EXERCISE DESCRIPTION: Please print the lines between the one with "Generate a Python" and the one with "bars = ax.bar(x, [v", both ends included, exactly as written, with no pictures.

============

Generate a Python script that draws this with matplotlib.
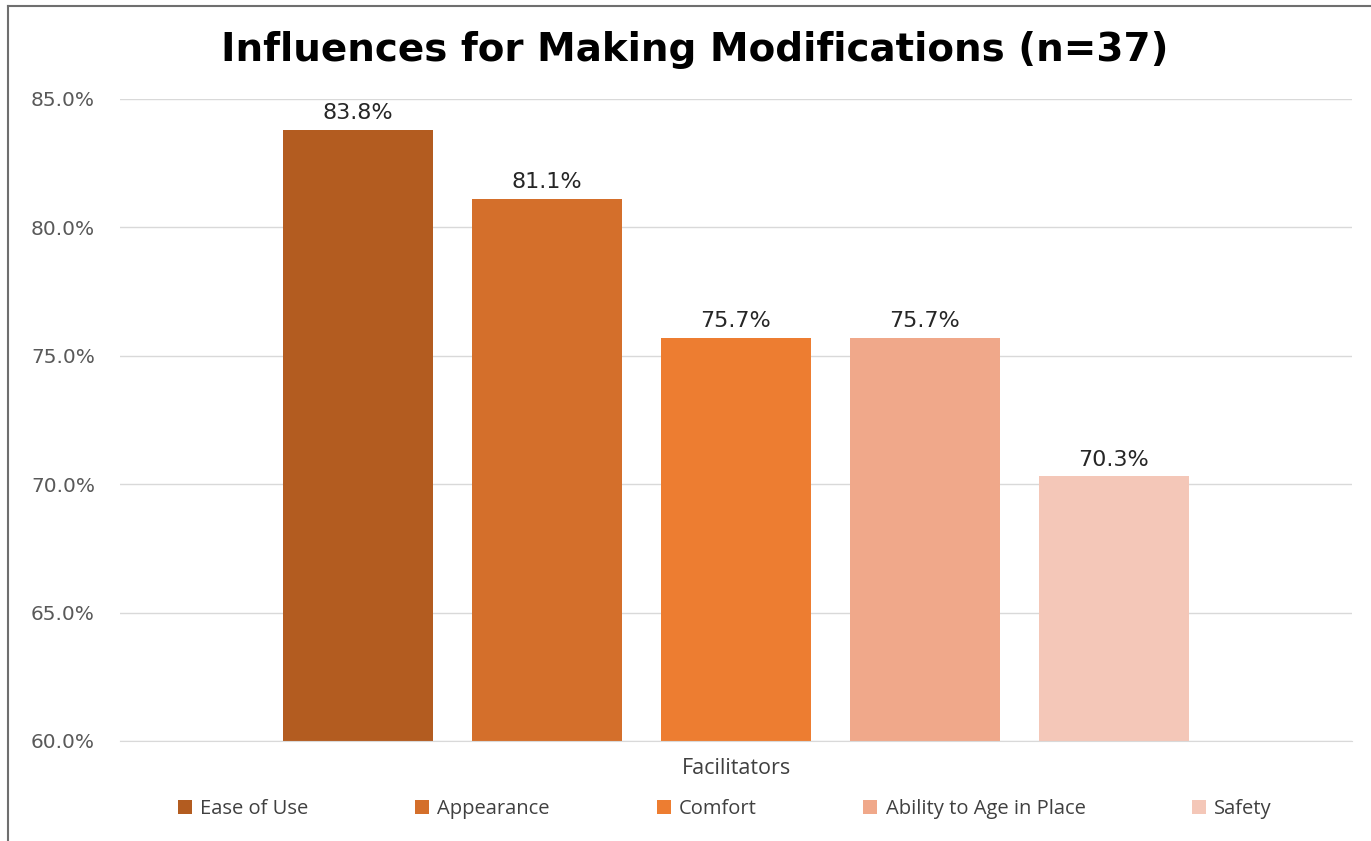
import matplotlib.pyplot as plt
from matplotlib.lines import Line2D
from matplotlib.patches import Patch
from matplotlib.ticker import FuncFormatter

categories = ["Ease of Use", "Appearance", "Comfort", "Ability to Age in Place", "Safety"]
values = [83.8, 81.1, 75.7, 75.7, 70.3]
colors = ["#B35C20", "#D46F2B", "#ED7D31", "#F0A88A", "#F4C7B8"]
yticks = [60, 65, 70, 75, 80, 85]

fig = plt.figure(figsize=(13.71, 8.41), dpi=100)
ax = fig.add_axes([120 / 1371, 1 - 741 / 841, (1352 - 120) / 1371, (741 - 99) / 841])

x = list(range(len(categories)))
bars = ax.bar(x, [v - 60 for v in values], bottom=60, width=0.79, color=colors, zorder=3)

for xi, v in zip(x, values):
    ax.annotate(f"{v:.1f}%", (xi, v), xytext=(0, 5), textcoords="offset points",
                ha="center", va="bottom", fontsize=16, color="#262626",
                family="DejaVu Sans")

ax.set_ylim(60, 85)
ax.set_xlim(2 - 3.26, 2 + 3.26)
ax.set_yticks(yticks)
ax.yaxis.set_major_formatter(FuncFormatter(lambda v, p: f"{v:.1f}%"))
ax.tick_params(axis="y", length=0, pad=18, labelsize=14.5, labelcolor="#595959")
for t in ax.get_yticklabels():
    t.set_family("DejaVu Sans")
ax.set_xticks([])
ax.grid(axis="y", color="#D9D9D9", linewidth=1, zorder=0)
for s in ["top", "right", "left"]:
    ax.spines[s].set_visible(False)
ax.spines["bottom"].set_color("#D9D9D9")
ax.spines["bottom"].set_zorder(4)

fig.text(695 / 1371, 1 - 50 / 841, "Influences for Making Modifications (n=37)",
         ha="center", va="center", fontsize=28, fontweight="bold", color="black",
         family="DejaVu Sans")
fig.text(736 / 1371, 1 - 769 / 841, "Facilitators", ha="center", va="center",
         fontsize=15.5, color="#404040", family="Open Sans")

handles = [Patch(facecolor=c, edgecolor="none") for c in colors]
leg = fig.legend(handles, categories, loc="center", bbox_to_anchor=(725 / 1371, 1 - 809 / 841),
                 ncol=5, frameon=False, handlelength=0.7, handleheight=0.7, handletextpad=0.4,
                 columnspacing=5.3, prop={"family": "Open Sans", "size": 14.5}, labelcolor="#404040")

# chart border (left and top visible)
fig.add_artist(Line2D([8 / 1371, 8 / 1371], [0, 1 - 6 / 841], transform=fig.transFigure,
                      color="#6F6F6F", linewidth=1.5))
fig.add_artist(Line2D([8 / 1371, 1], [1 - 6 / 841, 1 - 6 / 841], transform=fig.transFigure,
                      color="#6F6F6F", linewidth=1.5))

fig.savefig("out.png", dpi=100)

============

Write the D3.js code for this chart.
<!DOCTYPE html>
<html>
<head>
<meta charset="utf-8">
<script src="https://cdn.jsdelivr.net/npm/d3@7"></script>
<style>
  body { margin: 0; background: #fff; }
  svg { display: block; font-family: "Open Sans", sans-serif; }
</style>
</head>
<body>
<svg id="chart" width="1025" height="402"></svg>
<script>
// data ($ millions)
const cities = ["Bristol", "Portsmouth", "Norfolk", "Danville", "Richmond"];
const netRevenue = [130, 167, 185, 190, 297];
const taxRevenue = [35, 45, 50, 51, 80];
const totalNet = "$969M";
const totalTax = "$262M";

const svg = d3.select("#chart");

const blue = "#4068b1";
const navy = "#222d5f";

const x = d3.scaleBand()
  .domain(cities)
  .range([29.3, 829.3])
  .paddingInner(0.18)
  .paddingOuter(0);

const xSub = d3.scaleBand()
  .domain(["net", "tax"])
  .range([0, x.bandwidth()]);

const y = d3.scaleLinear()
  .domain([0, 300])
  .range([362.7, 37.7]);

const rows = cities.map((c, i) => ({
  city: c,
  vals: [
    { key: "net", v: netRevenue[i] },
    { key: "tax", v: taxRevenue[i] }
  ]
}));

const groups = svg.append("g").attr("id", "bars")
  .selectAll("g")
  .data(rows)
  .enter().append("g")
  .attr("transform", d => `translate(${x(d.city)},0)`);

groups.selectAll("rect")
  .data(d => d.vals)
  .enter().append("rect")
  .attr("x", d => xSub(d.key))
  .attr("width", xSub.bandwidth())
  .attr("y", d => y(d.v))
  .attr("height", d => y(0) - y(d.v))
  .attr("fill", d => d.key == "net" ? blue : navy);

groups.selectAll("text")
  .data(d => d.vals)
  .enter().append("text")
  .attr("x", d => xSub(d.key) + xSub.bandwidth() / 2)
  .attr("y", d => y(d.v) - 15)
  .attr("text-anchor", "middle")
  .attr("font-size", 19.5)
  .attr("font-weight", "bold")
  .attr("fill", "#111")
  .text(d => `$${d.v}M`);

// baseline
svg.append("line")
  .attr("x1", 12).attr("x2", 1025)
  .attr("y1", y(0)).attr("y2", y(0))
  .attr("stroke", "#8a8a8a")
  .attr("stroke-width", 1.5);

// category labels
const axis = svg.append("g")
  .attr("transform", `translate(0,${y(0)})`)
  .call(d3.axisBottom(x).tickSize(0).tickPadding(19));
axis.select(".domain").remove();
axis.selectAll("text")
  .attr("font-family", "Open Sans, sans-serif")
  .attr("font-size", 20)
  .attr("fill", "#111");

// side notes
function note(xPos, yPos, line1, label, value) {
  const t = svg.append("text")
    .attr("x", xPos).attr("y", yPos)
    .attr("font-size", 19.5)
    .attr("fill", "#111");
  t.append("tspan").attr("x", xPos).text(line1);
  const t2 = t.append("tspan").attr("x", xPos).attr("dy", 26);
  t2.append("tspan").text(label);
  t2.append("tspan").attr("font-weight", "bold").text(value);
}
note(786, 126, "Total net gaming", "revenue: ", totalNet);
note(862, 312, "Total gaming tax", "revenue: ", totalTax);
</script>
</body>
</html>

============

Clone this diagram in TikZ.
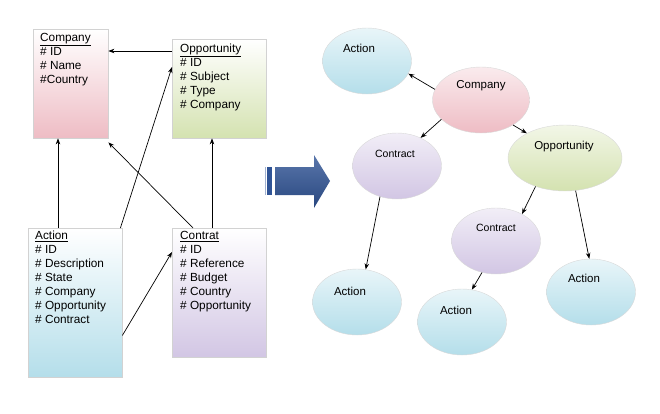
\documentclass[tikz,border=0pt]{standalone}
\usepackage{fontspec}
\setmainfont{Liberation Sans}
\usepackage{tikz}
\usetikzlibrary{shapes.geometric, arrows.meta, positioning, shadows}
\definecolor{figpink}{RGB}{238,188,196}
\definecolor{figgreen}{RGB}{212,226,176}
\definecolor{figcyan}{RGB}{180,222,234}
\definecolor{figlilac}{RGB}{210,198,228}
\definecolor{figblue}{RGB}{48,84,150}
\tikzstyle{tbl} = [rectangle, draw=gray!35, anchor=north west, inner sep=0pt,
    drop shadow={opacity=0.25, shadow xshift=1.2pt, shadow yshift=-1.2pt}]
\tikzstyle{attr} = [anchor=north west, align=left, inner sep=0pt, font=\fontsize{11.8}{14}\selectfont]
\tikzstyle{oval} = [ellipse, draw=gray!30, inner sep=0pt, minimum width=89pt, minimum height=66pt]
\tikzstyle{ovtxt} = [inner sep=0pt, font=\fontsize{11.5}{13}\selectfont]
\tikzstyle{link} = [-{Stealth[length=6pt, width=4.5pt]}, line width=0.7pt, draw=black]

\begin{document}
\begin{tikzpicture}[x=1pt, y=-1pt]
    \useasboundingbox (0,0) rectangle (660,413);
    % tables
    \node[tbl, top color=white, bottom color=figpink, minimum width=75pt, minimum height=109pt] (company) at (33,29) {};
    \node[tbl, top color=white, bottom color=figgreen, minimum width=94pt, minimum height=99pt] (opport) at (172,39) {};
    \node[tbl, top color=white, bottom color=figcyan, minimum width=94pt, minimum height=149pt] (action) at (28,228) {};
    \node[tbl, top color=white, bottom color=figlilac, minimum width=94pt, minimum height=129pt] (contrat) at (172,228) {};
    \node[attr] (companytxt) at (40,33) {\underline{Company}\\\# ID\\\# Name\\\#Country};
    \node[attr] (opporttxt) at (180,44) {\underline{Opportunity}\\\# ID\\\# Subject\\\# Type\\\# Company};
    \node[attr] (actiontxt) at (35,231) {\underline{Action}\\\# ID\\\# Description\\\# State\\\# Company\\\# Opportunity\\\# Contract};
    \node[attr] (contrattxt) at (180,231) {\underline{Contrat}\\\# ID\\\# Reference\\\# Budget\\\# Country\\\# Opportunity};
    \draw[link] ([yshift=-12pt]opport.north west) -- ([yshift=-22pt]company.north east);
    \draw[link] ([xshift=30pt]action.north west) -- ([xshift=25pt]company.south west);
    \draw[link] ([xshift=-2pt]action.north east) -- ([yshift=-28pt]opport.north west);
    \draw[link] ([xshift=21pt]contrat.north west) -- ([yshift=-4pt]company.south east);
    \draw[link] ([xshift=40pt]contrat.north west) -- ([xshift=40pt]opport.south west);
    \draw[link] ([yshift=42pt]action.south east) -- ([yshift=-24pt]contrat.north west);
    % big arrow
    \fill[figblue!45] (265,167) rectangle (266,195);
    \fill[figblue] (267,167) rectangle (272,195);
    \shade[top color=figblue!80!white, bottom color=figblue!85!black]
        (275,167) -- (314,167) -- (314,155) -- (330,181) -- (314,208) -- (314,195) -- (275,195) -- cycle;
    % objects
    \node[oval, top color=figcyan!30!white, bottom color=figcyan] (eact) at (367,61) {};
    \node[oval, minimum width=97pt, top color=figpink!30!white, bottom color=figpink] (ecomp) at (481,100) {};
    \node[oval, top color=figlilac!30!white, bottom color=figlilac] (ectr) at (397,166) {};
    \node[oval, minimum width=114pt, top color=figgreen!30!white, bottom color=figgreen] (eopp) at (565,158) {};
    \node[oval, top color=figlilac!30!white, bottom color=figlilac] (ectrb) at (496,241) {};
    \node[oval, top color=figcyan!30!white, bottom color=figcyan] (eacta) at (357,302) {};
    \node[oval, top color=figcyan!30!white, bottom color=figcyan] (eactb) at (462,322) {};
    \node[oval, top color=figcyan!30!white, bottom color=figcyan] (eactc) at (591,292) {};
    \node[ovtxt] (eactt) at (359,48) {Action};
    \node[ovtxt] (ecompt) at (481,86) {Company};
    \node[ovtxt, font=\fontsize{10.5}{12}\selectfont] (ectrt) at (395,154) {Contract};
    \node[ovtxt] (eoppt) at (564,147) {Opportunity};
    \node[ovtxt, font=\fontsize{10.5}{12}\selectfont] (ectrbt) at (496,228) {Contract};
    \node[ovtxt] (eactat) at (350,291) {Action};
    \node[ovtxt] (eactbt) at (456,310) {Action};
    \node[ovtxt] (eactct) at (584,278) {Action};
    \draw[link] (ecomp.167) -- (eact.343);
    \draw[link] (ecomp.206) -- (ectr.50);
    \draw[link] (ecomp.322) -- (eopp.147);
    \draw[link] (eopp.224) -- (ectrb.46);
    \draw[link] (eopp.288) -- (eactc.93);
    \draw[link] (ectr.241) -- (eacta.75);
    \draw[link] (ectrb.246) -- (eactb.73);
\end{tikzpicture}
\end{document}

============

FULL SOLUTION:
Generate a Python script that draws this with matplotlib.
import matplotlib.pyplot as plt
from matplotlib.lines import Line2D
from matplotlib.patches import Patch
from matplotlib.ticker import FuncFormatter

categories = ["Ease of Use", "Appearance", "Comfort", "Ability to Age in Place", "Safety"]
values = [83.8, 81.1, 75.7, 75.7, 70.3]
colors = ["#B35C20", "#D46F2B", "#ED7D31", "#F0A88A", "#F4C7B8"]
yticks = [60, 65, 70, 75, 80, 85]

fig = plt.figure(figsize=(13.71, 8.41), dpi=100)
ax = fig.add_axes([120 / 1371, 1 - 741 / 841, (1352 - 120) / 1371, (741 - 99) / 841])

x = list(range(len(categories)))
bars = ax.bar(x, [v - 60 for v in values], bottom=60, width=0.79, color=colors, zorder=3)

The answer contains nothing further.